## GOAL
Output the data word for word, dropping every image.

— start —

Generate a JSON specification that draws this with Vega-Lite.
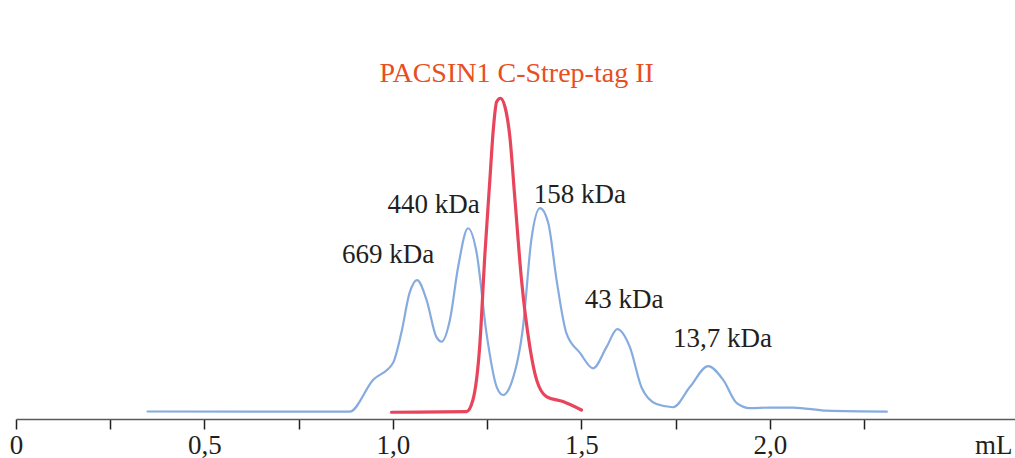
{
  "$schema": "https://vega.github.io/schema/vega-lite/v6.json",
  "width": 999,
  "height": 419,
  "autosize": "none",
  "padding": {"left": 16, "top": 0, "right": 0, "bottom": 39},
  "background": "white",
  "config": {"view": {"stroke": null}},
  "datasets": {
    "curves": [
      {"series": "standards", "mL": 0.349, "abs": -0.16},
      {"series": "standards", "mL": 0.885, "abs": -0.22},
      {"series": "standards", "mL": 0.947, "abs": 9.87},
      {"series": "standards", "mL": 1.0, "abs": 15.3},
      {"series": "standards", "mL": 1.022, "abs": 24.8},
      {"series": "standards", "mL": 1.044, "abs": 37.6},
      {"series": "standards", "mL": 1.064, "abs": 41.7},
      {"series": "standards", "mL": 1.089, "abs": 35.4},
      {"series": "standards", "mL": 1.115, "abs": 23.6},
      {"series": "standards", "mL": 1.129, "abs": 22.1},
      {"series": "standards", "mL": 1.151, "abs": 29.0},
      {"series": "standards", "mL": 1.173, "abs": 46.0},
      {"series": "standards", "mL": 1.199, "abs": 58.2},
      {"series": "standards", "mL": 1.222, "abs": 50.3},
      {"series": "standards", "mL": 1.248, "abs": 24.8},
      {"series": "standards", "mL": 1.275, "abs": 7.7},
      {"series": "standards", "mL": 1.292, "abs": 5.1},
      {"series": "standards", "mL": 1.314, "abs": 8.9},
      {"series": "standards", "mL": 1.345, "abs": 26.8},
      {"series": "standards", "mL": 1.367, "abs": 54.5},
      {"series": "standards", "mL": 1.39, "abs": 64.6},
      {"series": "standards", "mL": 1.412, "abs": 59.8},
      {"series": "standards", "mL": 1.434, "abs": 41.7},
      {"series": "standards", "mL": 1.46, "abs": 24.8},
      {"series": "standards", "mL": 1.496, "abs": 18.5},
      {"series": "standards", "mL": 1.531, "abs": 13.6},
      {"series": "standards", "mL": 1.567, "abs": 20.5},
      {"series": "standards", "mL": 1.595, "abs": 26.1},
      {"series": "standards", "mL": 1.628, "abs": 20.5},
      {"series": "standards", "mL": 1.66, "abs": 7.3},
      {"series": "standards", "mL": 1.699, "abs": 2.2},
      {"series": "standards", "mL": 1.743, "abs": 1.2},
      {"series": "standards", "mL": 1.788, "abs": 7.7},
      {"series": "standards", "mL": 1.836, "abs": 14.3},
      {"series": "standards", "mL": 1.876, "abs": 9.9},
      {"series": "standards", "mL": 1.912, "abs": 2.5},
      {"series": "standards", "mL": 1.947, "abs": 0.9},
      {"series": "standards", "mL": 2.0, "abs": 1.1},
      {"series": "standards", "mL": 2.062, "abs": 1.1},
      {"series": "standards", "mL": 2.15, "abs": 0.1},
      {"series": "standards", "mL": 2.31, "abs": -0.2},
      {"series": "PACSIN1", "mL": 0.996, "abs": -0.4},
      {"series": "PACSIN1", "mL": 1.195, "abs": -0.2},
      {"series": "PACSIN1", "mL": 1.212, "abs": 3.5},
      {"series": "PACSIN1", "mL": 1.23, "abs": 20.5},
      {"series": "PACSIN1", "mL": 1.244, "abs": 50.3},
      {"series": "PACSIN1", "mL": 1.257, "abs": 73.6},
      {"series": "PACSIN1", "mL": 1.266, "abs": 89.5},
      {"series": "PACSIN1", "mL": 1.275, "abs": 98.5},
      {"series": "PACSIN1", "mL": 1.285, "abs": 99.6},
      {"series": "PACSIN1", "mL": 1.297, "abs": 96.9},
      {"series": "PACSIN1", "mL": 1.31, "abs": 87.4},
      {"series": "PACSIN1", "mL": 1.323, "abs": 68.2},
      {"series": "PACSIN1", "mL": 1.341, "abs": 41.7},
      {"series": "PACSIN1", "mL": 1.363, "abs": 20.5},
      {"series": "PACSIN1", "mL": 1.381, "abs": 9.9},
      {"series": "PACSIN1", "mL": 1.407, "abs": 4.6},
      {"series": "PACSIN1", "mL": 1.451, "abs": 3.0},
      {"series": "PACSIN1", "mL": 1.5, "abs": 0.3}
    ],
    "labels": [
      {"label": "PACSIN1 C-Strep-tag II", "kind": "sample", "mL": 1.328, "abs": 104.9},
      {"label": "669 kDa", "kind": "standard", "mL": 0.987, "abs": 47.2},
      {"label": "440 kDa", "kind": "standard", "mL": 1.108, "abs": 63.0},
      {"label": "158 kDa", "kind": "standard", "mL": 1.496, "abs": 66.3},
      {"label": "43 kDa", "kind": "standard", "mL": 1.613, "abs": 32.7},
      {"label": "13,7 kDa", "kind": "standard", "mL": 1.874, "abs": 20.5}
    ]
  },
  "layer": [
    {
      "data": {"name": "curves"},
      "mark": {"type": "line", "interpolate": "monotone", "strokeJoin": "round", "strokeCap": "round"},
      "encoding": {
        "x": {
          "field": "mL", "type": "quantitative",
          "scale": {"domain": [0, 2.65], "nice": false, "zero": false},
          "axis": {
            "values": [0, 0.25, 0.5, 0.75, 1, 1.25, 1.5, 1.75, 2, 2.25],
            "labelExpr": "datum.value == 0 ? '0' : (abs(datum.value * 2 - round(datum.value * 2)) < 0.001 ? replace(format(datum.value, '.1f'), '.', ',') : '')",
            "labelFont": "Liberation Serif",
            "labelFontSize": 27,
            "labelColor": "#231f20",
            "labelBaseline": "alphabetic",
            "labelPadding": 24,
            "labelOverlap": false,
            "labelFlush": false,
            "tickSize": 10,
            "tickColor": "#231f20",
            "tickWidth": 1.5,
            "domainColor": "#5a5a5a",
            "domainWidth": 1.5,
            "grid": false,
            "title": "mL",
            "titleFont": "Liberation Serif",
            "titleFontSize": 27,
            "titleFontWeight": "normal",
            "titleColor": "#231f20",
            "titleAlign": "right",
            "titleBaseline": "alphabetic",
            "titleAnchor": "end",
            "titleX": 996,
            "titleY": 34
          }
        },
        "y": {
          "field": "abs", "type": "quantitative",
          "scale": {"domain": [-2.55, 130.9], "nice": false, "zero": false},
          "axis": null
        },
        "color": {
          "field": "series", "type": "nominal",
          "scale": {"domain": ["standards", "PACSIN1"], "range": ["#86abdf", "#e8455c"]},
          "legend": null
        },
        "strokeWidth": {
          "field": "series", "type": "nominal",
          "scale": {"domain": ["standards", "PACSIN1"], "range": [2.2, 3.2]},
          "legend": null
        },
        "order": {"field": "mL", "type": "quantitative"}
      }
    },
    {
      "data": {"name": "labels"},
      "mark": {"type": "text", "font": "Liberation Serif", "align": "center", "baseline": "alphabetic"},
      "encoding": {
        "x": {"field": "mL", "type": "quantitative"},
        "y": {"field": "abs", "type": "quantitative"},
        "text": {"field": "label"},
        "color": {
          "field": "kind", "type": "nominal",
          "scale": {"domain": ["sample", "standard"], "range": ["#e94e1e", "#231f20"]},
          "legend": null
        },
        "size": {
          "field": "kind", "type": "nominal",
          "scale": {"domain": ["sample", "standard"], "range": [28, 27]},
          "legend": null
        }
      }
    }
  ],
  "resolve": {"scale": {"color": "independent", "size": "independent"}}
}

— end —

## RESULT
Generate a JSON specification that draws this with Vega-Lite.
{
  "$schema": "https://vega.github.io/schema/vega-lite/v6.json",
  "width": 999,
  "height": 419,
  "autosize": "none",
  "padding": {"left": 16, "top": 0, "right": 0, "bottom": 39},
  "background": "white",
  "config": {"view": {"stroke": null}},
  "datasets": {
    "curves": [
      {"series": "standards", "mL": 0.349, "abs": -0.16},
      {"series": "standards", "mL": 0.885, "abs": -0.22},
      {"series": "standards", "mL": 0.947, "abs": 9.87},
      {"series": "standards", "mL": 1.0, "abs": 15.3},
      {"series": "standards", "mL": 1.022, "abs": 24.8},
      {"series": "standards", "mL": 1.044, "abs": 37.6},
      {"series": "standards", "mL": 1.064, "abs": 41.7},
      {"series": "standards", "mL": 1.089, "abs": 35.4},
      {"series": "standards", "mL": 1.115, "abs": 23.6},
      {"series": "standards", "mL": 1.129, "abs": 22.1},
      {"series": "standards", "mL": 1.151, "abs": 29.0},
      {"series": "standards", "mL": 1.173, "abs": 46.0},
      {"series": "standards", "mL": 1.199, "abs": 58.2},
      {"series": "standards", "mL": 1.222, "abs": 50.3},
      {"series": "standards", "mL": 1.248, "abs": 24.8},
      {"series": "standards", "mL": 1.275, "abs": 7.7},
      {"series": "standards", "mL": 1.292, "abs": 5.1},
      {"series": "standards", "mL": 1.314, "abs": 8.9},
      {"series": "standards", "mL": 1.345, "abs": 26.8},
      {"series": "standards", "mL": 1.367, "abs": 54.5},
      {"series": "standards", "mL": 1.39, "abs": 64.6},
      {"series": "standards", "mL": 1.412, "abs": 59.8},
      {"series": "standards", "mL": 1.434, "abs": 41.7},
      {"series": "standards", "mL": 1.46, "abs": 24.8},
      {"series": "standards", "mL": 1.496, "abs": 18.5},
      {"series": "standards", "mL": 1.531, "abs": 13.6},
      {"series": "standards", "mL": 1.567, "abs": 20.5},
      {"series": "standards", "mL": 1.595, "abs": 26.1},
      {"series": "standards", "mL": 1.628, "abs": 20.5},
      {"series": "standards", "mL": 1.66, "abs": 7.3},
      {"series": "standards", "mL": 1.699, "abs": 2.2},
      {"series": "standards", "mL": 1.743, "abs": 1.2},
      {"series": "standards", "mL": 1.788, "abs": 7.7},
      {"series": "standards", "mL": 1.836, "abs": 14.3},
      {"series": "standards", "mL": 1.876, "abs": 9.9},
      {"series": "standards", "mL": 1.912, "abs": 2.5},
      {"series": "standards", "mL": 1.947, "abs": 0.9},
      {"series": "standards", "mL": 2.0, "abs": 1.1},
      {"series": "standards", "mL": 2.062, "abs": 1.1},
      {"series": "standards", "mL": 2.15, "abs": 0.1},
      {"series": "standards", "mL": 2.31, "abs": -0.2},
      {"series": "PACSIN1", "mL": 0.996, "abs": -0.4},
      {"series": "PACSIN1", "mL": 1.195, "abs": -0.2},
      {"series": "PACSIN1", "mL": 1.212, "abs": 3.5},
      {"series": "PACSIN1", "mL": 1.23, "abs": 20.5},
      {"series": "PACSIN1", "mL": 1.244, "abs": 50.3},
      {"series": "PACSIN1", "mL": 1.257, "abs": 73.6},
      {"series": "PACSIN1", "mL": 1.266, "abs": 89.5},
      {"series": "PACSIN1", "mL": 1.275, "abs": 98.5},
      {"series": "PACSIN1", "mL": 1.285, "abs": 99.6},
      {"series": "PACSIN1", "mL": 1.297, "abs": 96.9},
      {"series": "PACSIN1", "mL": 1.31, "abs": 87.4},
      {"series": "PACSIN1", "mL": 1.323, "abs": 68.2},
      {"series": "PACSIN1", "mL": 1.341, "abs": 41.7},
      {"series": "PACSIN1", "mL": 1.363, "abs": 20.5},
      {"series": "PACSIN1", "mL": 1.381, "abs": 9.9},
      {"series": "PACSIN1", "mL": 1.407, "abs": 4.6},
      {"series": "PACSIN1", "mL": 1.451, "abs": 3.0},
      {"series": "PACSIN1", "mL": 1.5, "abs": 0.3}
    ],
    "labels": [
      {"label": "PACSIN1 C-Strep-tag II", "kind": "sample", "mL": 1.328, "abs": 104.9},
      {"label": "669 kDa", "kind": "standard", "mL": 0.987, "abs": 47.2},
      {"label": "440 kDa", "kind": "standard", "mL": 1.108, "abs": 63.0},
      {"label": "158 kDa", "kind": "standard", "mL": 1.496, "abs": 66.3},
      {"label": "43 kDa", "kind": "standard", "mL": 1.613, "abs": 32.7},
      {"label": "13,7 kDa", "kind": "standard", "mL": 1.874, "abs": 20.5}
    ]
  },
  "layer": [
    {
      "data": {"name": "curves"},
      "mark": {"type": "line", "interpolate": "monotone", "strokeJoin": "round", "strokeCap": "round"},
      "encoding": {
        "x": {
          "field": "mL", "type": "quantitative",
          "scale": {"domain": [0, 2.65], "nice": false, "zero": false},
          "axis": {
            "values": [0, 0.25, 0.5, 0.75, 1, 1.25, 1.5, 1.75, 2, 2.25],
            "labelExpr": "datum.value == 0 ? '0' : (abs(datum.value * 2 - round(datum.value * 2)) < 0.001 ? replace(format(datum.value, '.1f'), '.', ',') : '')",
            "labelFont": "Liberation Serif",
            "labelFontSize": 27,
            "labelColor": "#231f20",
            "labelBaseline": "alphabetic",
            "labelPadding": 24,
            "labelOverlap": false,
            "labelFlush": false,
            "tickSize": 10,
            "tickColor": "#231f20",
            "tickWidth": 1.5,
            "domainColor": "#5a5a5a",
            "domainWidth": 1.5,
            "grid": false,
            "title": "mL",
            "titleFont": "Liberation Serif",
            "titleFontSize": 27,
            "titleFontWeight": "normal",
            "titleColor": "#231f20",
            "titleAlign": "right",
            "titleBaseline": "alphabetic",
            "titleAnchor": "end",
            "titleX": 996,
            "titleY": 34
          }
        },
        "y": {
          "field": "abs", "type": "quantitative",
          "scale": {"domain": [-2.55, 130.9], "nice": false, "zero": false},
          "axis": null
        },
        "color": {
          "field": "series", "type": "nominal",
          "scale": {"domain": ["standards", "PACSIN1"], "range": ["#86abdf", "#e8455c"]},
          "legend": null
        },
        "strokeWidth": {
          "field": "series", "type": "nominal",
          "scale": {"domain": ["standards", "PACSIN1"], "range": [2.2, 3.2]},
          "legend": null
        },
        "order": {"field": "mL", "type": "quantitative"}
      }
    },
    {
      "data": {"name": "labels"},
      "mark": {"type": "text", "font": "Liberation Serif", "align": "center", "baseline": "alphabetic"},
      "encoding": {
        "x": {"field": "mL", "type": "quantitative"},
        "y": {"field": "abs", "type": "quantitative"},
        "text": {"field": "label"},
        "color": {
          "field": "kind", "type": "nominal",
          "scale": {"domain": ["sample", "standard"], "range": ["#e94e1e", "#231f20"]},
          "legend": null
        },
        "size": {
          "field": "kind", "type": "nominal",
          "scale": {"domain": ["sample", "standard"], "range": [28, 27]},
          "legend": null
        }
      }
    }
  ],
  "resolve": {"scale": {"color": "independent", "size": "independent"}}
}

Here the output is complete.